29th June 1944

Went into town by way of Turner Road, for the sake of admiring the view.  The fields there should be preserved for ever, as they are the last really fine view of the town left to us.

Walsh came in from Writtle this morning, to talk about repairs to buildings and yard, but I don't suppose anything will be done. 

Spent the afternoon checking names of farmers’ on the parish lists.  Nearly everybody else went to Peldon to hear a lecture on the grain drier which is to be put up there.

Rushed off soon after 4 to get to Horkesley Post at 5.  People working in the fields, horse-hoeing, spreading lime, picking peas.  Met a gang of our Women's Land Army girls, getting on the bus at quarter to 5, so they must have left the field by 4.30 at the latest.  This sort of thing is very largely the fault of the bus drivers, who get there as early as they can for their own convenience. 
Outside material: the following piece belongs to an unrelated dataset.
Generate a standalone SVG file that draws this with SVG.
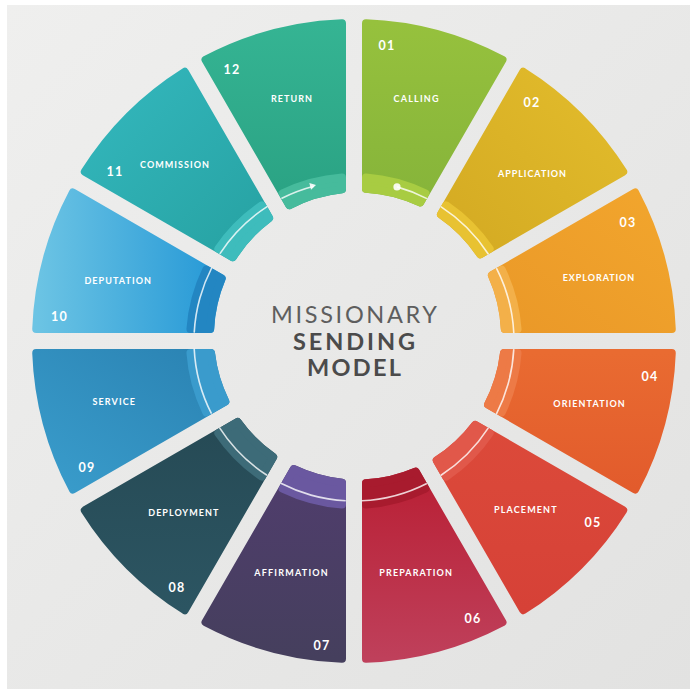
<svg xmlns="http://www.w3.org/2000/svg" width="690" height="689" viewBox="0 0 690 689">
<defs>
<style>
.seg{stroke-width:8;stroke-linejoin:round}
.band{stroke-width:8;stroke-linejoin:round}
.lbl{font-family:Lato,"Liberation Sans",sans-serif;font-weight:700;font-size:9px;fill:#fff;text-anchor:middle}
.num{font-family:Lato,"Liberation Sans",sans-serif;font-weight:700;font-size:12.5px;fill:#fff;text-anchor:middle;letter-spacing:1.2px}
.title{font-family:Lato,"Liberation Sans",sans-serif;font-size:23.5px;text-anchor:middle}
</style>
<linearGradient id="bg" x1="0" y1="0" x2="1" y2="1"><stop offset="0" stop-color="#efefee"/><stop offset="1" stop-color="#e2e2e1"/></linearGradient>
<linearGradient id="g1" x1="0" y1="0" x2="0" y2="1"><stop offset="0" stop-color="#96c13d"/><stop offset="1" stop-color="#86b43a"/></linearGradient>
<linearGradient id="g2" x1="1" y1="0" x2="0" y2="1"><stop offset="0" stop-color="#e3bd2c"/><stop offset="1" stop-color="#d3a922"/></linearGradient>
<linearGradient id="g3" x1="1" y1="0" x2="0" y2="1"><stop offset="0" stop-color="#f2a62d"/><stop offset="1" stop-color="#ea9828"/></linearGradient>
<linearGradient id="g4" x1="0" y1="0" x2="0" y2="1"><stop offset="0" stop-color="#e96b31"/><stop offset="1" stop-color="#e25b2c"/></linearGradient>
<linearGradient id="g5" x1="0" y1="0" x2="0" y2="1"><stop offset="0" stop-color="#dc4a3a"/><stop offset="1" stop-color="#d64137"/></linearGradient>
<linearGradient id="g6" x1="0" y1="0" x2="0" y2="1"><stop offset="0" stop-color="#b91f34"/><stop offset="1" stop-color="#bf405b"/></linearGradient>
<linearGradient id="g7" x1="0" y1="0" x2="0" y2="1"><stop offset="0" stop-color="#503d6d"/><stop offset="1" stop-color="#453f5d"/></linearGradient>
<linearGradient id="g8" x1="0" y1="0" x2="0" y2="1"><stop offset="0" stop-color="#264a55"/><stop offset="1" stop-color="#2c5562"/></linearGradient>
<linearGradient id="g9" x1="1" y1="0" x2="0" y2="1"><stop offset="0" stop-color="#2a82b2"/><stop offset="1" stop-color="#3a9dcc"/></linearGradient>
<linearGradient id="g10" x1="0" y1="0" x2="1" y2="0"><stop offset="0" stop-color="#6cc4e4"/><stop offset="1" stop-color="#2598d6"/></linearGradient>
<linearGradient id="g11" x1="0" y1="0" x2="1" y2="1"><stop offset="0" stop-color="#34b8be"/><stop offset="1" stop-color="#26a1a1"/></linearGradient>
<linearGradient id="g12" x1="0" y1="0" x2="0" y2="1"><stop offset="0" stop-color="#35b493"/><stop offset="1" stop-color="#2aa283"/></linearGradient>
</defs>
<rect width="690" height="689" fill="#ffffff"/>
<rect x="7" y="5" width="683" height="684" fill="url(#bg)"/>

<g id="node-01">
<path class="seg" fill="url(#g1)" stroke="url(#g1)" d="M366,23.23 A318,318 0 0 1 502.49,59.81 L420.14,202.46 A147.5,147.5 0 0 0 366,188.75 Z"/>
<path class="band" fill="#a8cc42" stroke="#a8cc42" d="M366,177.44 A164,164 0 0 1 425.39,193.35 L420.14,202.46 A147.5,147.5 0 0 0 366,188.75 Z"/>
<text class="num" x="387" y="49.5">01</text>
<text class="lbl" x="416" y="101.5" textLength="45" lengthAdjust="spacing">CALLING</text>
</g>
<g id="node-02">
<path class="seg" fill="url(#g2)" stroke="url(#g2)" d="M523.28,71.81 A318,318 0 0 1 623.19,171.72 L480.26,254.24 A147.5,147.5 0 0 0 440.96,214.39 Z"/>
<path class="band" fill="#e8c232" stroke="#e8c232" d="M446.17,205.35 A164,164 0 0 1 489.65,248.83 L480.26,254.24 A147.5,147.5 0 0 0 440.96,214.39 Z"/>
<text class="num" x="532" y="106.5">02</text>
<text class="lbl" x="532" y="176.5" textLength="68" lengthAdjust="spacing">APPLICATION</text>
</g>
<g id="node-03">
<path class="seg" fill="url(#g3)" stroke="url(#g3)" d="M635.19,192.51 A318,318 0 0 1 671.77,329 L504.83,329 A147.5,147.5 0 0 0 491.90,275.23 Z"/>
<path class="band" fill="#f3b049" stroke="#f3b049" d="M501.65,269.61 A164,164 0 0 1 517.56,329 L504.83,329 A147.5,147.5 0 0 0 491.90,275.23 Z"/>
<text class="num" x="628" y="226.5">03</text>
<text class="lbl" x="598.5" y="280.5" textLength="71.5" lengthAdjust="spacing">EXPLORATION</text>
</g>
<g id="node-04">
<path class="seg" fill="url(#g4)" stroke="url(#g4)" d="M671.77,353 A318,318 0 0 1 635.19,489.49 L488.09,404.57 A147.5,147.5 0 0 0 504.02,353 Z"/>
<path class="band" fill="#ed7a46" stroke="#ed7a46" d="M517.56,353 A164,164 0 0 1 501.65,412.39 L488.09,404.57 A147.5,147.5 0 0 0 504.02,353 Z"/>
<text class="num" x="650" y="381">04</text>
<text class="lbl" x="589" y="406.5" textLength="71.5" lengthAdjust="spacing">ORIENTATION</text>
</g>
<g id="node-05">
<path class="seg" fill="url(#g5)" stroke="url(#g5)" d="M623.19,510.28 A318,318 0 0 1 523.28,610.19 L436.78,460.38 A147.5,147.5 0 0 0 475.23,424.85 Z"/>
<path class="band" fill="#e1584a" stroke="#e1584a" d="M489.65,433.17 A164,164 0 0 1 446.17,476.65 L436.78,460.38 A147.5,147.5 0 0 0 475.23,424.85 Z"/>
<text class="num" x="593" y="527">05</text>
<text class="lbl" x="525.3" y="512.5" textLength="62.5" lengthAdjust="spacing">PLACEMENT</text>
</g>
<g id="node-06">
<path class="seg" fill="url(#g6)" stroke="url(#g6)" d="M502.49,622.19 A318,318 0 0 1 366,658.77 L366,483.25 A147.5,147.5 0 0 0 415.55,471.59 Z"/>
<path class="band" fill="#a81b2e" stroke="#a81b2e" d="M425.39,488.65 A164,164 0 0 1 366,504.56 L366,483.25 A147.5,147.5 0 0 0 415.55,471.59 Z"/>
<text class="num" x="473" y="622.5">06</text>
<text class="lbl" x="415.6" y="575.5" textLength="72.5" lengthAdjust="spacing">PREPARATION</text>
</g>
<g id="node-07">
<path class="seg" fill="url(#g7)" stroke="url(#g7)" d="M342,658.77 A318,318 0 0 1 205.51,622.19 L293.90,469.08 A147.5,147.5 0 0 0 342,482.68 Z"/>
<path class="band" fill="#6a58a0" stroke="#6a58a0" d="M342,504.56 A164,164 0 0 1 282.61,488.65 L293.90,469.08 A147.5,147.5 0 0 0 342,482.68 Z"/>
<text class="num" x="322" y="649.5">07</text>
<text class="lbl" x="291" y="575.5" textLength="73.5" lengthAdjust="spacing">AFFIRMATION</text>
</g>
<g id="node-08">
<path class="seg" fill="url(#g8)" stroke="url(#g8)" d="M184.72,610.19 A318,318 0 0 1 84.81,510.28 L237.68,422.02 A147.5,147.5 0 0 0 273.16,457.01 Z"/>
<path class="band" fill="#3d6b78" stroke="#3d6b78" d="M261.83,476.65 A164,164 0 0 1 218.35,433.17 L237.68,422.02 A147.5,147.5 0 0 0 273.16,457.01 Z"/>
<text class="num" x="177" y="592">08</text>
<text class="lbl" x="183.3" y="515.5" textLength="70" lengthAdjust="spacing">DEPLOYMENT</text>
</g>
<g id="node-09">
<path class="seg" fill="url(#g9)" stroke="url(#g9)" d="M72.81,489.49 A318,318 0 0 1 36.23,353 L210.98,353 A147.5,147.5 0 0 0 225.31,401.45 Z"/>
<path class="band" fill="#3a9bcc" stroke="#3a9bcc" d="M206.35,412.39 A164,164 0 0 1 190.44,353 L210.98,353 A147.5,147.5 0 0 0 225.31,401.45 Z"/>
<text class="num" x="87" y="472">09</text>
<text class="lbl" x="113.7" y="404.5" textLength="42.5" lengthAdjust="spacing">SERVICE</text>
</g>
<g id="node-10">
<path class="seg" fill="url(#g10)" stroke="url(#g10)" d="M36.23,329 A318,318 0 0 1 72.81,192.51 L221.69,278.46 A147.5,147.5 0 0 0 210.17,329 Z"/>
<path class="band" fill="#2386c2" stroke="#2386c2" d="M190.44,329 A164,164 0 0 1 206.35,269.61 L221.69,278.46 A147.5,147.5 0 0 0 210.17,329 Z"/>
<text class="num" x="59.5" y="320.5">10</text>
<text class="lbl" x="117.7" y="283.5" textLength="66.5" lengthAdjust="spacing">DEPUTATION</text>
</g>
<g id="node-11">
<path class="seg" fill="url(#g11)" stroke="url(#g11)" d="M84.81,171.72 A318,318 0 0 1 184.72,71.81 L269.09,217.94 A147.5,147.5 0 0 0 232.83,257.18 Z"/>
<path class="band" fill="#3ebcbc" stroke="#3ebcbc" d="M218.35,248.83 A164,164 0 0 1 261.83,205.35 L269.09,217.94 A147.5,147.5 0 0 0 232.83,257.18 Z"/>
<text class="num" x="115" y="176">11</text>
<text class="lbl" x="174.5" y="167.5" textLength="69" lengthAdjust="spacing">COMMISSION</text>
</g>
<g id="node-12">
<path class="seg" fill="url(#g12)" stroke="url(#g12)" d="M205.51,59.81 A318,318 0 0 1 342,23.23 L342,189.32 A147.5,147.5 0 0 0 289.42,205.15 Z"/>
<path class="band" fill="#46bb9c" stroke="#46bb9c" d="M282.61,193.35 A164,164 0 0 1 342,177.44 L342,189.32 A147.5,147.5 0 0 0 289.42,205.15 Z"/>
<text class="num" x="232" y="73.5">12</text>
<text class="lbl" x="291.5" y="101.5" textLength="41" lengthAdjust="spacing">RETURN</text>
</g>

<g id="connectors">
<circle cx="354" cy="341" r="160" fill="none" stroke="#ffffff" stroke-opacity="0.8" stroke-width="1.6" transform="rotate(-74.4 354 341)" stroke-dasharray="32.21 16 67.78 16 67.78 16 67.78 16 67.78 16 67.78 16 67.78 16 67.78 16 67.78 16 67.78 16 67.78 16 34.6 84.7"/>
<polygon points="316,185 309.33,183.05 311.03,189.85" fill="#ffffff" fill-opacity="0.9"/>
<circle cx="397" cy="186.9" r="3.6" fill="#ffffff" fill-opacity="0.9"/>
</g>

<g id="title">
<text class="title" x="354" y="323" fill="#5e5e5e" textLength="166" lengthAdjust="spacing">MISSIONARY</text>
<text class="title" x="354" y="350" fill="#4b4b4b" font-weight="700" textLength="122" lengthAdjust="spacing">SENDING</text>
<text class="title" x="354" y="376" fill="#4b4b4b" font-weight="700" textLength="94" lengthAdjust="spacing">MODEL</text>
</g>
</svg>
Had no tea until I got a cup at the Post.  Lovely evening, with high light clouds, and a few ‘planes about, circling for height, looking like little Tadpoles swimming in a bowl.  As the sun sank there were great bars of golden light to the west, and dark clouds piled up like endless mountain ranges, snow covered, of the most fantastic shapes.

There were a fair number of ‘planes about, some heavy bombers circling, and several lots of fighters took off from Boxted.  The weather was rather clouding, but the actual observation was not difficult.  Glad when 9 at last came, and I hurried back to Woodside for a delicious supper.  Heard bombers going out at about 11, but felt very tired tonight.  Looked out at half past eleven, and found a very light rain falling.  There was a red glare far away to the North, and an uncanny silence.

The funeral service for Captain Grundy, the Home Guard officer murdered at Abberton, was held at the Garrison Church this afternoon.  The gun-carriage was drawn by a light lorry, driven by an ATS girl.  Curious jobs girls are made to do in these days.